Image source: https://numer.ai/whitepaper.pdf
An example of overfitting may be an AI-based credit scoring system that assigns higher scores to those who wear beards or have an SSN starting from 6. A set of similar funny random patterns often cited in articles that describe overfitting can be found on xkcd.
The worst part about overfitting is that data scientists sometimes introduce it intentionally. An overfitted model can show impressive results on historical data, which allows it to win machine learning competitions, for example. This way, data scientists are to some extent incentivized to overtrain their models as their performance isn’t assessed prospectively.
How Blockchain Technology Can Help Us “Fix” AI
A blockchain is an immutable ledger shared by multiple parties via a distributed network. Put more simply, a blockchain is a way to share records of all past events using a decentralized database.
Image source: http://mattturck.com/ai-blockchain/
AI and blockchain are based on polar concepts. One centralizes and analyzes vast amounts of data, the other is inherently decentralized. One suffers from the black box problem, the other is completely transparent. And so on. So how can we successfully combine them to cope with AI challenges?
Blockchain developers from Itransition cannot see an immediate way to integrate the two technologies into one chimeric solution. But we would argue that blockchain may help solve some of AI’s problems. Here’s how.

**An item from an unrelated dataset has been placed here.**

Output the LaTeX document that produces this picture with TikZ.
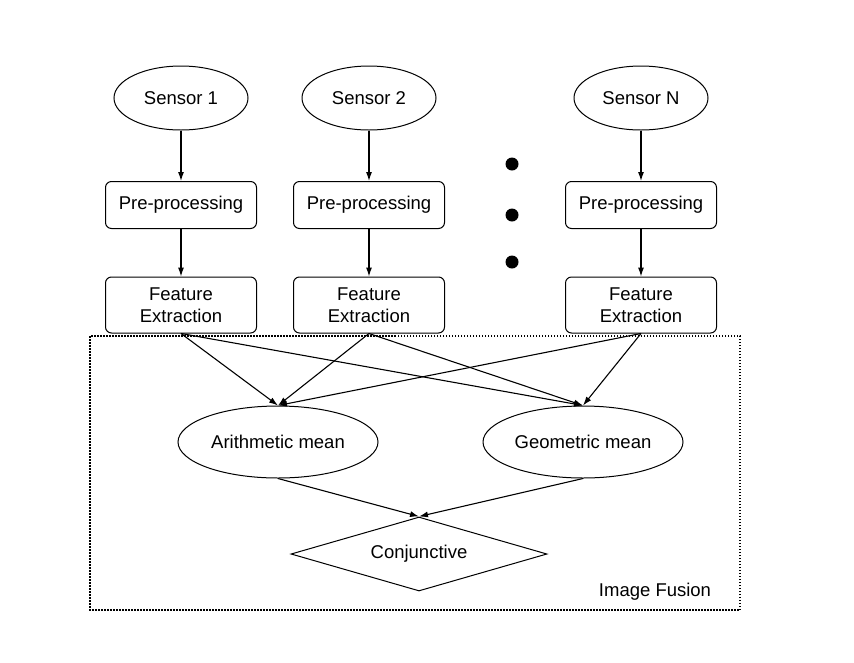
\documentclass[tikz,border=0pt]{standalone}
\usepackage{fontspec}
\setmainfont{Liberation Sans}
\usetikzlibrary{shapes.geometric,arrows.meta,positioning}

\begin{document}
\begin{tikzpicture}[x=1pt,y=-1pt,
  font=\fontsize{18.5}{22}\selectfont,
  sensor/.style={draw,ellipse,line width=1pt,minimum width=134pt,minimum height=64pt,inner sep=0pt},
  stagebox/.style={draw,rounded corners=6pt,line width=1pt,minimum width=151pt,inner sep=0pt,align=center},
  meannode/.style={draw,ellipse,line width=1pt,minimum width=200pt,minimum height=72pt,inner sep=0pt},
  flow/.style={-{Latex[length=9pt,width=6pt]},line width=1.1pt},
  fusionbox/.style={line width=1.5pt,dash pattern=on 1.5pt off 1.5pt}]
\useasboundingbox (0,0) rectangle (854,662);

% sensors
\node[sensor] (s1) at (181,98) {Sensor 1};
\node[sensor] (s2) at (369,98) {Sensor 2};
\node[sensor] (sn) at (641,98) {Sensor N};

\node[stagebox,minimum height=47pt] (pre1) at (181,205) {Pre-processing};
\node[stagebox,minimum height=47pt] (pre2) at (369,205) {Pre-processing};
\node[stagebox,minimum height=47pt] (pren) at (641,205) {Pre-processing};

\node[stagebox,minimum height=56pt] (fe1) at (181,305) {Feature\\Extraction};
\node[stagebox,minimum height=56pt] (fe2) at (369,305) {Feature\\Extraction};
\node[stagebox,minimum height=56pt] (fen) at (641,305) {Feature\\Extraction};

\draw[flow] (s1) -- (pre1);
\draw[flow] (s2) -- (pre2);
\draw[flow] (sn) -- (pren);
\draw[flow] (pre1) -- (fe1);
\draw[flow] (pre2) -- (fe2);
\draw[flow] (pren) -- (fen);

\foreach \y in {164,215,262}
  \fill (512,\y) circle (6.5pt);

% fusion part
\draw[fusionbox] (90,336) rectangle (740,610);

\node[meannode] (am) at (278,442) {Arithmetic mean};
\node[meannode] (gm) at (583,442) {Geometric mean};
\node[draw,diamond,aspect=3.46,line width=1pt,minimum width=256pt,minimum height=74pt,inner sep=0pt] (conj) at (419,554) {Conjunctive};
\node (fusion) at (655,592) {Image Fusion};

\foreach \f in {fe1,fe2,fen} {
  \draw[flow] (\f.south) -- (am.north);
  \draw[flow] (\f.south) -- (gm.north);
}
\draw[flow] (am.south) -- (conj.north);
\draw[flow] (gm.south) -- (conj.north);
\end{tikzpicture}
\end{document}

Blockchain and the Black Box Problem
A blockchain can give immutable and transparent records of all AI decisions. Seeing how each specific decision was made will allow human operators to pinpoint instances where they need to get involved—and highlight areas where AI fails. With a better understanding of AI’s decision-making process engineers will be able to create more reliable models and AI systems based on them.
Blockchain will not solve the black box problem as such but it will help us cope with the outcomes and make AI systems more predictable.

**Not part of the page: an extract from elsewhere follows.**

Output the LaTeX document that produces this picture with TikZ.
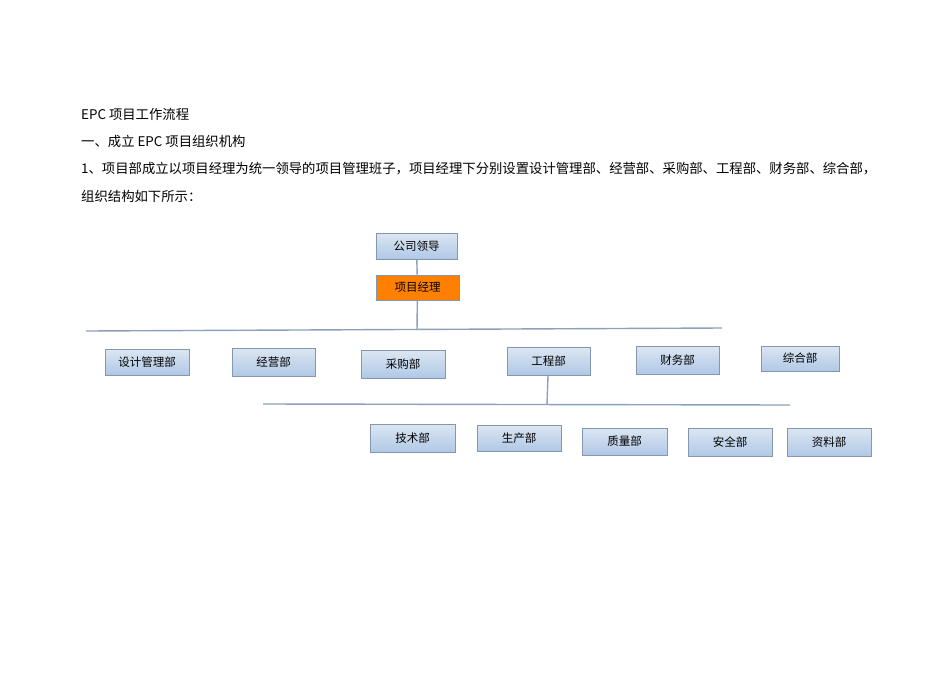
\documentclass[tikz,border=0pt]{standalone}
\usepackage{fontspec}
\setmainfont{Noto Sans CJK SC}
\begin{document}
\begin{tikzpicture}[x=1pt,y=-1pt,
 box/.style={draw=boxline,line width=1pt,top color=boxtop,bottom color=boxbot,font=\fontsize{11.5}{13}\selectfont,inner sep=0pt},
 txt/.style={anchor=west,inner sep=0pt,font=\fontsize{13.35}{15}\selectfont},
 conn/.style={draw=connc,line width=1.4pt}]
\definecolor{boxline}{HTML}{8497B0}
\definecolor{boxtop}{HTML}{DCE6F2}
\definecolor{boxbot}{HTML}{B0C8E6}
\definecolor{connc}{HTML}{8CA0BC}
\useasboundingbox (0,0) rectangle (950,672);
\node[txt] (t1) at (81,114) {EPC 项目工作流程};
\node[txt] (t2) at (81,141) {一、成立 EPC 项目组织机构};
\node[txt] (t3) at (81,169) {1、项目部成立以项目经理为统一领导的项目管理班子，项目经理下分别设置设计管理部、经营部、采购部、工程部、财务部、综合部，};
\node[txt] (t4) at (81,196) {组织结构如下所示：};
\node[box,minimum width=81,minimum height=26] (ld) at (416.5,246) {公司领导};
\node[box,draw=boxline,top color=orange,bottom color=orange,minimum width=83,minimum height=25] (pm) at (417.5,287.5) {项目经理};
\coordinate (h1l) at (86,331); \coordinate (h1r) at (722,328);
\coordinate (h1m) at (417,330);
\draw[conn] (h1l) -- (h1r);
\draw[conn] (ld) -- (pm);
\draw[conn] (pm) -- (h1m);
\node[box,minimum width=84,minimum height=26] (a1) at (147,362) {设计管理部};
\node[box,minimum width=83,minimum height=28] (a2) at (273.5,362) {经营部};
\node[box,minimum width=84,minimum height=28] (a3) at (403,364) {采购部};
\node[box,minimum width=83,minimum height=28] (a4) at (548.5,361) {工程部};
\node[box,minimum width=83,minimum height=28] (a5) at (677.5,360) {财务部};
\node[box,minimum width=78,minimum height=25] (a6) at (800,358.5) {综合部};
\coordinate (h2l) at (263,404); \coordinate (h2r) at (790,405);
\coordinate (h2m) at (547,404.5);
\draw[conn] (h2l) -- (h2r);
\draw[conn] (a4) -- (h2m);
\node[box,minimum width=85,minimum height=28] (b1) at (412.5,438) {技术部};
\node[box,minimum width=84,minimum height=26] (b2) at (519,438) {生产部};
\node[box,minimum width=85,minimum height=27] (b3) at (624.5,441.5) {质量部};
\node[box,minimum width=84,minimum height=28] (b4) at (730,442) {安全部};
\node[box,minimum width=84,minimum height=28] (b5) at (829,442) {资料部};
\end{tikzpicture}
\end{document}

Blockchain and Data Reliability
A blockchain validates all the data by default—that’s what we love it for. Data taken from blockchain can be trusted. Besides, this data is already anonymized which potentially means more data available for analysis. This way, thanks to blockchain, both data quality and quantity improve, reducing the likelihood of mistakes.

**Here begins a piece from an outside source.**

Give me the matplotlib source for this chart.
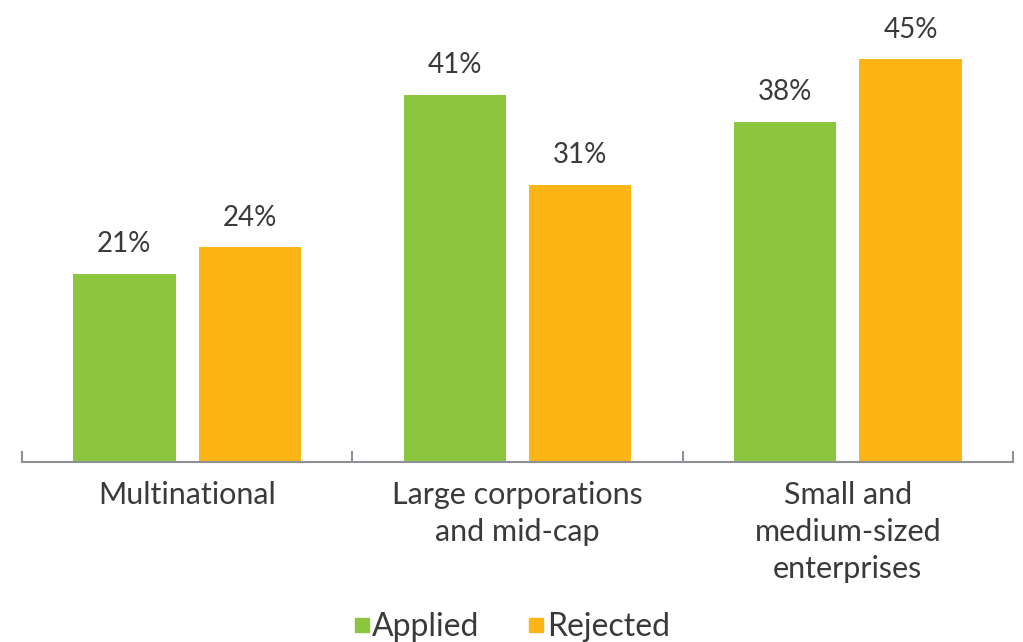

Blockchain and Overfitting
Blockchain startup Numerai proposed a solution to the overfitting problem. They created Numeraire token which should act as an incentive for data scientists to create models that perform well on new data rather than historical.
According to the white paper published by Numerai, the idea is that data scientists will compete staking Numerarie on their models’ predictions. Their reward will depend on how correct these predictions are. This will allow for prospective rather than retrospective analysis of AI systems’ performance thus eliminating the temptation to overtrain a model to win a competition.
None of this is to say that blockchain tech is going to come in and solve all of AI’s current problems. But it can certainly break some of the barriers holding AI back today by helping with overfitting, poor data, and the black box problem.
We may not see a (beneficent) SkyNet or an Asimov-style world where robots do most of the work. But even from where we stand today, it’s clear that decentralized, transparent, immutable ledgers powered by thousands or millions of machines certainly raise the ceiling for where AI tech can go in the next decade.